§ **Goal of the exercise**
Copy out the lines that have "React" in them.
## Start Data for this exercise
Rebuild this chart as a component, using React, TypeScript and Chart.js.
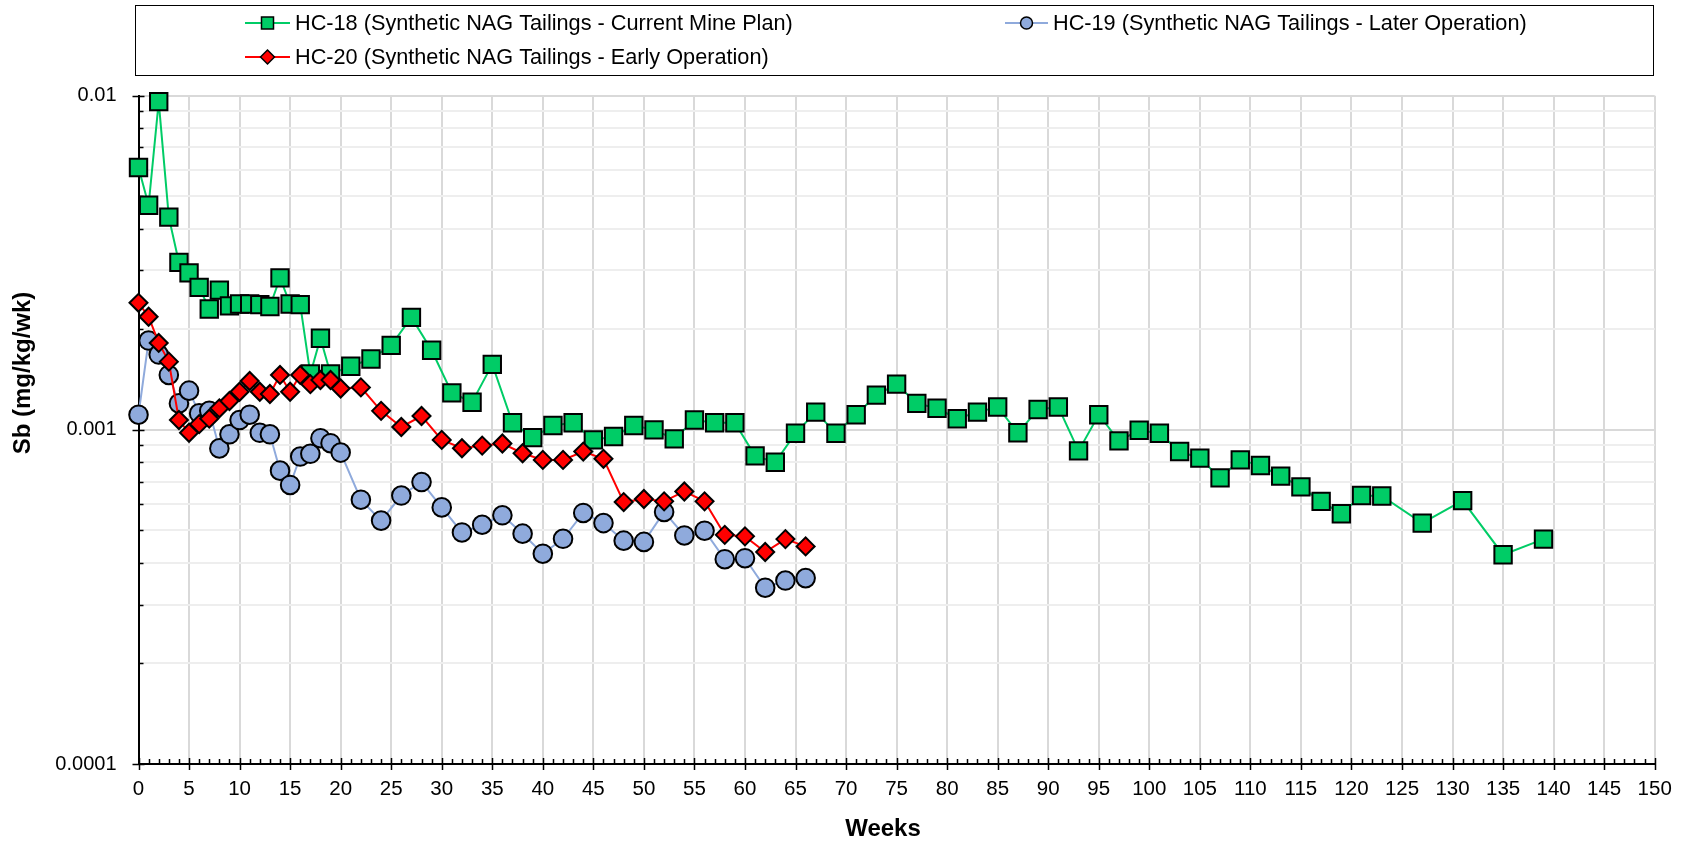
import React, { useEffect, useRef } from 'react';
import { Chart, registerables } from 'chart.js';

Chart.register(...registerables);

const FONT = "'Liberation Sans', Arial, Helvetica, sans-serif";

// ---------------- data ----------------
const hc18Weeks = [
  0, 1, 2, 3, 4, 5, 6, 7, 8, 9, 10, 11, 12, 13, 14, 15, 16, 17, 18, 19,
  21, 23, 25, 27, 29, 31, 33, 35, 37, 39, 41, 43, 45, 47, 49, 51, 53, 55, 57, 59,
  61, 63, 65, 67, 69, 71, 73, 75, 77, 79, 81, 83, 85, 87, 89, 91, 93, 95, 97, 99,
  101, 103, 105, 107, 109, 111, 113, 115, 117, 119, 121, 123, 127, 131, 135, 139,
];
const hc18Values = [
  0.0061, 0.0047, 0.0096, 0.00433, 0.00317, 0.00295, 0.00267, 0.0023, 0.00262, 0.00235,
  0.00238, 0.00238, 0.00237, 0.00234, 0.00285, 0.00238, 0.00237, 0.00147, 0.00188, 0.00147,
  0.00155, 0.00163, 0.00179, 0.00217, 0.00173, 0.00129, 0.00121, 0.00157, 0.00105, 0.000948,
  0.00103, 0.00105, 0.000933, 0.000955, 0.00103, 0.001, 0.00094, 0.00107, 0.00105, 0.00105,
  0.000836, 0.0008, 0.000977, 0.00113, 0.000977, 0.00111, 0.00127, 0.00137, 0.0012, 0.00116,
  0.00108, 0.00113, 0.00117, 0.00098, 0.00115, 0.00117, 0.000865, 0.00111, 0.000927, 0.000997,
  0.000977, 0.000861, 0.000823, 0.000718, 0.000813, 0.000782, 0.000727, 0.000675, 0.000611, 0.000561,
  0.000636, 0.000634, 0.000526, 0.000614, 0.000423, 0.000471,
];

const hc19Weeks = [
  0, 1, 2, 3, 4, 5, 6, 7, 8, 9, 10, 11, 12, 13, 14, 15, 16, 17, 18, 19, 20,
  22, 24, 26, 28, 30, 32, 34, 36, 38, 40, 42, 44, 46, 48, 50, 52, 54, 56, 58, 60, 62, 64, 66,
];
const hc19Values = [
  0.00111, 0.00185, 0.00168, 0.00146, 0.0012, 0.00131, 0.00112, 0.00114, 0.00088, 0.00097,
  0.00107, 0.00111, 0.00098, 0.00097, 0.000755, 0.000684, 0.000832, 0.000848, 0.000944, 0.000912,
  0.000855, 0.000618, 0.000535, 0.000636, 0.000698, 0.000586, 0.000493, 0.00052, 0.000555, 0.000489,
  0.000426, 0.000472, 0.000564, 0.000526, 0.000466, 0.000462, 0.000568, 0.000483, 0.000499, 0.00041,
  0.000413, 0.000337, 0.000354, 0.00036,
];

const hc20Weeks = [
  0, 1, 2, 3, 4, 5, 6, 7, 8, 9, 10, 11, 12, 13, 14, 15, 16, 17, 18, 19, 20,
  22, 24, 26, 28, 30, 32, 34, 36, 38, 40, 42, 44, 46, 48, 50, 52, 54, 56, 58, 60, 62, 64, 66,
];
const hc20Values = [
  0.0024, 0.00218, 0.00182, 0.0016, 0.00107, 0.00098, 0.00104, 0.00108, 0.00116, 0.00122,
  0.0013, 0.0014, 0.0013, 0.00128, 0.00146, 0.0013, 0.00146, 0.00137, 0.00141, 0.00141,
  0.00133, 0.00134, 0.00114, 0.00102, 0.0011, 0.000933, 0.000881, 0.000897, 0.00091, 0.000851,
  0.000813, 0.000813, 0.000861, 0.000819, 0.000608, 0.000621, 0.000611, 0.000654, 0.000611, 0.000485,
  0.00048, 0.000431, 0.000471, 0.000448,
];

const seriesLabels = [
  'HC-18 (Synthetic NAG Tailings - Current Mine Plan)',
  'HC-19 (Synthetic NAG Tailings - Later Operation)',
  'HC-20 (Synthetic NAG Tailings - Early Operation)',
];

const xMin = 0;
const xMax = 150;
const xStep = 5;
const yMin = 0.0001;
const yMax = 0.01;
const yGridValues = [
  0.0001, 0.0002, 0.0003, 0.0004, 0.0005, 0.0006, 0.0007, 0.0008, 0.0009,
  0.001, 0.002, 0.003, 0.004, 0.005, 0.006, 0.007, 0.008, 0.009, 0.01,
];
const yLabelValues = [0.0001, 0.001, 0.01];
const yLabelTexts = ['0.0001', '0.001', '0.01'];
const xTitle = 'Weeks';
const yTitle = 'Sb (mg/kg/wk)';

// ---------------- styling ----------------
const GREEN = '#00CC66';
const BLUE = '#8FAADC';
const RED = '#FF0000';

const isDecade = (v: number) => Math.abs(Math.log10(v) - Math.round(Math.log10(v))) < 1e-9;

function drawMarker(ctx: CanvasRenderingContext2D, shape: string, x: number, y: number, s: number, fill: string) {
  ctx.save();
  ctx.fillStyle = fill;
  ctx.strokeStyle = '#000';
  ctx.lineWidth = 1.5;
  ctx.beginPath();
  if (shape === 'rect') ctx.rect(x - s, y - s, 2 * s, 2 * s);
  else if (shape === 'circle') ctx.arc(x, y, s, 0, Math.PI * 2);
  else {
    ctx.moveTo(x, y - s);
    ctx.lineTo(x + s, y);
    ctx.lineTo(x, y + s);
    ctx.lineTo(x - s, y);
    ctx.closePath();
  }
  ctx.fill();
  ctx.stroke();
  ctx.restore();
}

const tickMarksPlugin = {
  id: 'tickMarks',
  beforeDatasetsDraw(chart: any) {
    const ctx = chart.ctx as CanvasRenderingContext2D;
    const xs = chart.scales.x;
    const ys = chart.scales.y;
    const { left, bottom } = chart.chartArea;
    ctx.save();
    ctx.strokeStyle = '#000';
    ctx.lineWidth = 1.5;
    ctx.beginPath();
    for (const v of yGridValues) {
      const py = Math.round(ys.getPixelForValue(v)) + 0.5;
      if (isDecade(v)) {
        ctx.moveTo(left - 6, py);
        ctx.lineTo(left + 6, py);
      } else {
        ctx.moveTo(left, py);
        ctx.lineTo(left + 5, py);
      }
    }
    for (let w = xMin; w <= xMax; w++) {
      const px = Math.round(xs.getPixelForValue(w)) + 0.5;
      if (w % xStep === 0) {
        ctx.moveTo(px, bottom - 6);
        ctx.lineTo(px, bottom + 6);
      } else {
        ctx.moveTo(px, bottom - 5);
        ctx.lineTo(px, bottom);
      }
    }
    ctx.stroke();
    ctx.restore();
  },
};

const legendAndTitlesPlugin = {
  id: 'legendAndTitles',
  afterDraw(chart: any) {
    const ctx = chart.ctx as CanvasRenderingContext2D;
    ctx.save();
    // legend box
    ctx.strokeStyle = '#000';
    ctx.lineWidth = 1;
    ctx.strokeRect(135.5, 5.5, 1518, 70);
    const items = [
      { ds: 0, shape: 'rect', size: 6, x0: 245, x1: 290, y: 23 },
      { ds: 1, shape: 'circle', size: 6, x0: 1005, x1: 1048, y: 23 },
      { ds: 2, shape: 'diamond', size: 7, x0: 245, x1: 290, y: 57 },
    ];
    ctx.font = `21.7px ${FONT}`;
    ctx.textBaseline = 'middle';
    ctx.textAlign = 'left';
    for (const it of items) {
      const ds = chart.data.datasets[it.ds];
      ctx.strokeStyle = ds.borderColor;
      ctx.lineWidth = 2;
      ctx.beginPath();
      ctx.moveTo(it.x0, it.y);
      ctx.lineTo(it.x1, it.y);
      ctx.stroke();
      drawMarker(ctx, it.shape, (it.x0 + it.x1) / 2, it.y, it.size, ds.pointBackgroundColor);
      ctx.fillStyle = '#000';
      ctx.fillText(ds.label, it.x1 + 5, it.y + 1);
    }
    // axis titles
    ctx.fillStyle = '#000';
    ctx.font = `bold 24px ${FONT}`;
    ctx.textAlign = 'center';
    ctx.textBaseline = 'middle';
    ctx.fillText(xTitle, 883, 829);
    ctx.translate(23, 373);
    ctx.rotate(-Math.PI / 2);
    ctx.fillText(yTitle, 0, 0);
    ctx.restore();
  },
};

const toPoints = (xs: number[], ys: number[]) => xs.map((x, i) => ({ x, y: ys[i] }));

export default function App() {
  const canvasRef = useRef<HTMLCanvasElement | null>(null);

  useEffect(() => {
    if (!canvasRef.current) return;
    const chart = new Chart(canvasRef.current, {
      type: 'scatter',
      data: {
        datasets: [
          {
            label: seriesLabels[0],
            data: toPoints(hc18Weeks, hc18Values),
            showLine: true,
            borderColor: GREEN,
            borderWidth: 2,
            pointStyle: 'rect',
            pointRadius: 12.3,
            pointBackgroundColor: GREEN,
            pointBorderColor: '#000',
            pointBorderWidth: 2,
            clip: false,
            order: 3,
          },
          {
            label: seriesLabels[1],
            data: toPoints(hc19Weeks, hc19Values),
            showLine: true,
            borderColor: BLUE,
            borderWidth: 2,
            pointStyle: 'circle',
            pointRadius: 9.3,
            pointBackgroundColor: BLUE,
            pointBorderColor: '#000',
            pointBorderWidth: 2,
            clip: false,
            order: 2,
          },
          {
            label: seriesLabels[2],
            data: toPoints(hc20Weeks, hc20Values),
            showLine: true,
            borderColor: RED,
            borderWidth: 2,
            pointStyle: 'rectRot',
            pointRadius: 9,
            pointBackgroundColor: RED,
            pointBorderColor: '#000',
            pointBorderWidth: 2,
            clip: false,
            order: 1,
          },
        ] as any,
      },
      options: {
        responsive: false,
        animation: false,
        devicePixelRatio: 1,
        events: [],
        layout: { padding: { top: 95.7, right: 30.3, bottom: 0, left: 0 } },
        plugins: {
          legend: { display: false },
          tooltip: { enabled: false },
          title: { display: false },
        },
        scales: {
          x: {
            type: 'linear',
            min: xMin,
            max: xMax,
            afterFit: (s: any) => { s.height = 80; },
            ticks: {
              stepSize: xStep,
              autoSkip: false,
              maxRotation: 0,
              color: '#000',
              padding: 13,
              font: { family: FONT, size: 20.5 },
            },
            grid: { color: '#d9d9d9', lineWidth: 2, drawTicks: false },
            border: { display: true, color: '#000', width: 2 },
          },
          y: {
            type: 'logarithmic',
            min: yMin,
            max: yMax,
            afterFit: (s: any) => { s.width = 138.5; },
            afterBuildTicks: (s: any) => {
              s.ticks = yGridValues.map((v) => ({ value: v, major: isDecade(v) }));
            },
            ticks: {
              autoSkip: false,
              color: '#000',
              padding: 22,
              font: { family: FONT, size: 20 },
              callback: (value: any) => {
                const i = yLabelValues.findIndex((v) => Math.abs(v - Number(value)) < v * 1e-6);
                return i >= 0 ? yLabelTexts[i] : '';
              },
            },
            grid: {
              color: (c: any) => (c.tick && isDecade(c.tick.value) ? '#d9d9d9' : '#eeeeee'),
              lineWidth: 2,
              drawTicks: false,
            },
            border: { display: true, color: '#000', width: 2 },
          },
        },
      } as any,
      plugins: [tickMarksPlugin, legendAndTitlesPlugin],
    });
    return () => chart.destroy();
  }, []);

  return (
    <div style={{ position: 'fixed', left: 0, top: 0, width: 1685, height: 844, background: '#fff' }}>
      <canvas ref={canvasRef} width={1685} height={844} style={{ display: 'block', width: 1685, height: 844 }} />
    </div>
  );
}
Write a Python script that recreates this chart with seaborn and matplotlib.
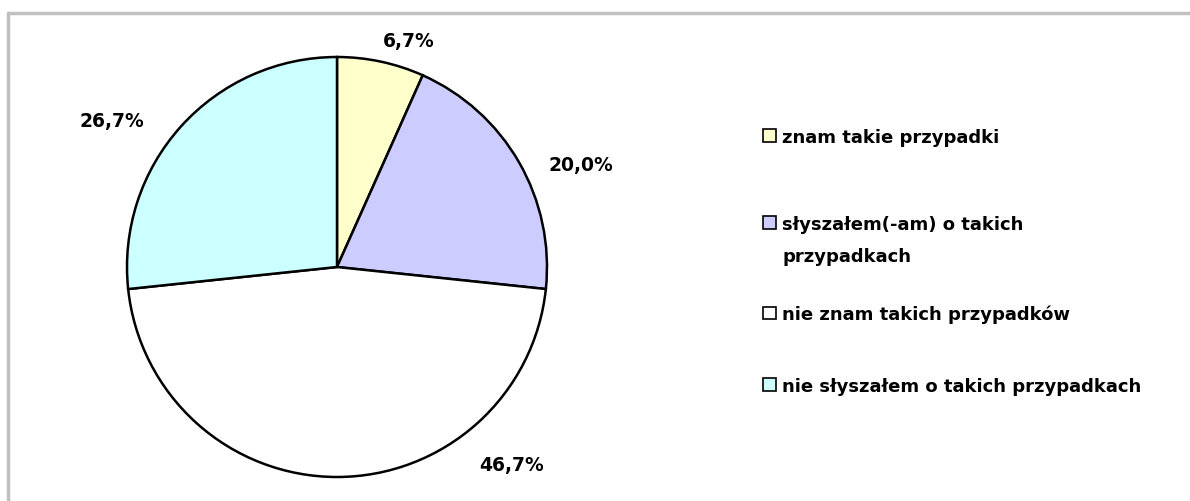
## End Data for this exercise
§ **Task answer**
Rebuild this chart as a component, using React, TypeScript and Chart.js.
import React, { useEffect, useRef } from 'react';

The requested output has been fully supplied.